- [To do] Pictures within the data are to be left out; everything else must be reproduced exactly.

- [Provided data]
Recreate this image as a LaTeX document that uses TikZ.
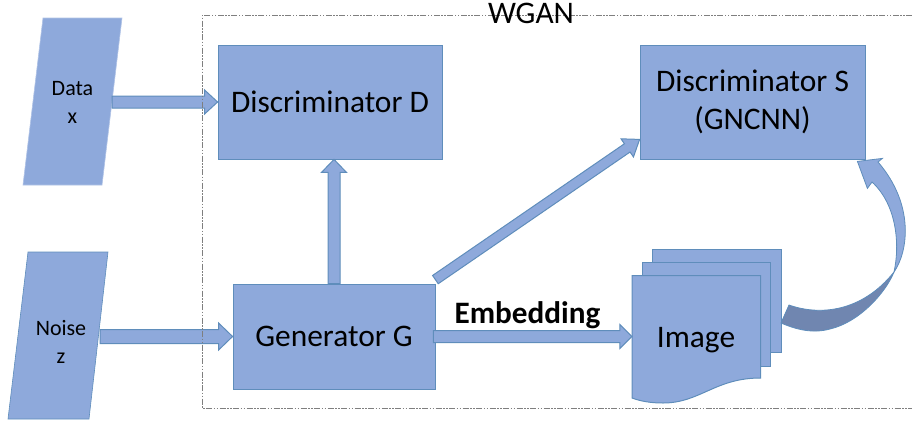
\documentclass[tikz,border=0pt]{standalone}
\usepackage{fontspec}
\setmainfont{Carlito}
\usetikzlibrary{calc}
\definecolor{boxfill}{HTML}{8EA9DB}
\definecolor{boxline}{HTML}{5F8DBB}
\definecolor{darkfold}{HTML}{7086B0}
\definecolor{framegrey}{HTML}{7F7F7F}
\tikzset{
  x=1pt,y=-1pt,
  box/.style={draw=boxline,fill=boxfill,line width=0.8pt,inner sep=0pt,align=center,font=\fontsize{31.4}{37.5}\selectfont},
  slantlabel/.style={inner sep=0pt,align=center,font=\fontsize{22}{28}\selectfont},
  slantshape/.style={fill=boxfill,draw=boxline,line width=0.6pt,line join=miter},
  blockarrow/.style={fill=boxfill,draw=boxline,line width=1pt,line join=miter},
  docsheet/.style={fill=boxfill,draw=boxline,line width=1pt},
  frameline/.style={draw=framegrey,line width=0.9pt,dash pattern=on 6pt off 1.5pt on 1.5pt off 1.5pt on 1.5pt off 1.5pt}
}
% start, end, half shaft, half head, head length
\newcommand{\blockarr}[5]{%
  \coordinate (ba-s) at #1;
  \coordinate (ba-e) at #2;
  \coordinate (ba-b) at ($(ba-e)!#5pt!(ba-s)$);
  \draw[blockarrow] ($(ba-s)!#3pt!90:(ba-e)$) -- ($(ba-b)!#3pt!-90:(ba-s)$) -- ($(ba-b)!#4pt!-90:(ba-s)$) -- (ba-e)
     -- ($(ba-b)!#4pt!90:(ba-s)$) -- ($(ba-b)!#3pt!90:(ba-s)$) -- ($(ba-s)!#3pt!-90:(ba-e)$) -- cycle;
}
\begin{document}
\begin{tikzpicture}
\useasboundingbox (0,0) rectangle (912,421);
% slanted input shapes
\path[slantshape,draw=boxfill!70!white] (122,18) -- (43,18) -- (23,185) -- (102,185) -- cycle;
\path[slantshape] (108,252) -- (28,252) -- (8,419) -- (89,419) -- cycle;
\node[slantlabel,minimum width=79pt,minimum height=167pt] (data) at (72.5,102) {Data\\x};
\node[slantlabel,minimum width=78pt,minimum height=167pt] (noise) at (61,341.5) {Noise\\z};
% boxes
\node[box,minimum width=224pt,minimum height=114pt] (D) at (330,102) {Discriminator D};
\node[box,minimum width=225pt,minimum height=114pt] (S) at (752.5,102) {\raisebox{-4pt}{Discriminator S}\\\raisebox{-4pt}{(GNCNN)}};
\node[box,minimum width=202pt,minimum height=105pt] (G) at (334,336.5) {Generator G};
% document stack
\path[docsheet] (652,249) rectangle (781,352);
\path[docsheet] (642,262) rectangle (770,366);
\coordinate (stackeast) at (781,314);
\path[docsheet] (632,275.5) -- (760.5,275.5) -- (760.5,378) .. controls (715,378) and (700,403) .. (663,403) .. controls (650,403) and (640,401) .. (632,398) -- cycle;
\node[inner sep=0pt,minimum width=128pt,minimum height=122pt,font=\fontsize{31.4}{37.5}\selectfont] (img) at (696,340.5) {Image};
% straight connectors
\blockarr{(data.east)}{(D.west)}{6}{12}{13}
\blockarr{(noise.east |- G.west)}{(G.west)}{7}{13.5}{14}
\blockarr{(G.north)}{(G.north |- D.south)}{6}{12.5}{13}
\blockarr{([yshift=4pt]G.north east)}{([yshift=20pt]S.south west)}{5}{11}{15}
\blockarr{([xshift=-2pt]G.east)}{(G.east -| img.west)}{6}{12}{12}
\node[font=\bfseries\fontsize{31.2}{37}\selectfont,inner sep=0pt] (emb) at (527.5,315) {Embedding};
% curved connector
\coordinate (tailA) at ($(stackeast)+(8,-9)$);
\coordinate (tailB) at ($(stackeast)+(0,9)$);
\coordinate (fold) at (894,272);
\coordinate (curvetip) at ($(S.south east)+(-8,2)$);
\draw[fill=darkfold,draw=boxline,line width=0.8pt] (tailA) .. controls (820,316) and (862,312) .. (fold) .. controls (886,292) and (860,322) .. (830,329) .. controls (812,334) and (795,329) .. (tailB) -- cycle;
\draw[fill=boxfill,draw=boxline,line width=0.8pt] (fold) .. controls (908,252) and (915,205) .. (878,162) -- ($(curvetip)+(25,-3)$) -- (curvetip) -- ($(curvetip)+(10,27)$) -- (872,182) .. controls (897,205) and (900,245) .. (fold) -- cycle;
% WGAN frame, open at the right edge of the picture
\coordinate (frameTR) at (912,15);
\coordinate (frameTL) at (202,15);
\coordinate (frameBL) at (202,408);
\coordinate (frameBR) at (912,408);
\draw[frameline] (frameTR) -- (frameTL) -- (frameBL) -- (frameBR);
\node[font=\fontsize{31.4}{37.5}\selectfont,inner sep=0pt] (wgan) at (531,13) {WGAN};
\end{tikzpicture}
\end{document}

- [Complete output]
Recreate this image as a LaTeX document that uses TikZ.
\documentclass[tikz,border=0pt]{standalone}
\usepackage{fontspec}
\setmainfont{Carlito}
\usetikzlibrary{calc}
\definecolor{boxfill}{HTML}{8EA9DB}
\definecolor{boxline}{HTML}{5F8DBB}
\definecolor{darkfold}{HTML}{7086B0}
\definecolor{framegrey}{HTML}{7F7F7F}
\tikzset{
  x=1pt,y=-1pt,
  box/.style={draw=boxline,fill=boxfill,line width=0.8pt,inner sep=0pt,align=center,font=\fontsize{31.4}{37.5}\selectfont},
  slantlabel/.style={inner sep=0pt,align=center,font=\fontsize{22}{28}\selectfont},
  slantshape/.style={fill=boxfill,draw=boxline,line width=0.6pt,line join=miter},
  blockarrow/.style={fill=boxfill,draw=boxline,line width=1pt,line join=miter},
  docsheet/.style={fill=boxfill,draw=boxline,line width=1pt},
  frameline/.style={draw=framegrey,line width=0.9pt,dash pattern=on 6pt off 1.5pt on 1.5pt off 1.5pt on 1.5pt off 1.5pt}
}
% start, end, half shaft, half head, head length
\newcommand{\blockarr}[5]{%
  \coordinate (ba-s) at #1;
  \coordinate (ba-e) at #2;
  \coordinate (ba-b) at ($(ba-e)!#5pt!(ba-s)$);
  \draw[blockarrow] ($(ba-s)!#3pt!90:(ba-e)$) -- ($(ba-b)!#3pt!-90:(ba-s)$) -- ($(ba-b)!#4pt!-90:(ba-s)$) -- (ba-e)
     -- ($(ba-b)!#4pt!90:(ba-s)$) -- ($(ba-b)!#3pt!90:(ba-s)$) -- ($(ba-s)!#3pt!-90:(ba-e)$) -- cycle;
}
\begin{document}
\begin{tikzpicture}
\useasboundingbox (0,0) rectangle (912,421);
% slanted input shapes
\path[slantshape,draw=boxfill!70!white] (122,18) -- (43,18) -- (23,185) -- (102,185) -- cycle;
\path[slantshape] (108,252) -- (28,252) -- (8,419) -- (89,419) -- cycle;
\node[slantlabel,minimum width=79pt,minimum height=167pt] (data) at (72.5,102) {Data\\x};
\node[slantlabel,minimum width=78pt,minimum height=167pt] (noise) at (61,341.5) {Noise\\z};
% boxes
\node[box,minimum width=224pt,minimum height=114pt] (D) at (330,102) {Discriminator D};
\node[box,minimum width=225pt,minimum height=114pt] (S) at (752.5,102) {\raisebox{-4pt}{Discriminator S}\\\raisebox{-4pt}{(GNCNN)}};
\node[box,minimum width=202pt,minimum height=105pt] (G) at (334,336.5) {Generator G};
% document stack
\path[docsheet] (652,249) rectangle (781,352);
\path[docsheet] (642,262) rectangle (770,366);
\coordinate (stackeast) at (781,314);
\path[docsheet] (632,275.5) -- (760.5,275.5) -- (760.5,378) .. controls (715,378) and (700,403) .. (663,403) .. controls (650,403) and (640,401) .. (632,398) -- cycle;
\node[inner sep=0pt,minimum width=128pt,minimum height=122pt,font=\fontsize{31.4}{37.5}\selectfont] (img) at (696,340.5) {Image};
% straight connectors
\blockarr{(data.east)}{(D.west)}{6}{12}{13}
\blockarr{(noise.east |- G.west)}{(G.west)}{7}{13.5}{14}
\blockarr{(G.north)}{(G.north |- D.south)}{6}{12.5}{13}
\blockarr{([yshift=4pt]G.north east)}{([yshift=20pt]S.south west)}{5}{11}{15}
\blockarr{([xshift=-2pt]G.east)}{(G.east -| img.west)}{6}{12}{12}
\node[font=\bfseries\fontsize{31.2}{37}\selectfont,inner sep=0pt] (emb) at (527.5,315) {Embedding};
% curved connector
\coordinate (tailA) at ($(stackeast)+(8,-9)$);
\coordinate (tailB) at ($(stackeast)+(0,9)$);
\coordinate (fold) at (894,272);
\coordinate (curvetip) at ($(S.south east)+(-8,2)$);
\draw[fill=darkfold,draw=boxline,line width=0.8pt] (tailA) .. controls (820,316) and (862,312) .. (fold) .. controls (886,292) and (860,322) .. (830,329) .. controls (812,334) and (795,329) .. (tailB) -- cycle;
\draw[fill=boxfill,draw=boxline,line width=0.8pt] (fold) .. controls (908,252) and (915,205) .. (878,162) -- ($(curvetip)+(25,-3)$) -- (curvetip) -- ($(curvetip)+(10,27)$) -- (872,182) .. controls (897,205) and (900,245) .. (fold) -- cycle;
% WGAN frame, open at the right edge of the picture
\coordinate (frameTR) at (912,15);
\coordinate (frameTL) at (202,15);
\coordinate (frameBL) at (202,408);
\coordinate (frameBR) at (912,408);
\draw[frameline] (frameTR) -- (frameTL) -- (frameBL) -- (frameBR);
\node[font=\fontsize{31.4}{37.5}\selectfont,inner sep=0pt] (wgan) at (531,13) {WGAN};
\end{tikzpicture}
\end{document}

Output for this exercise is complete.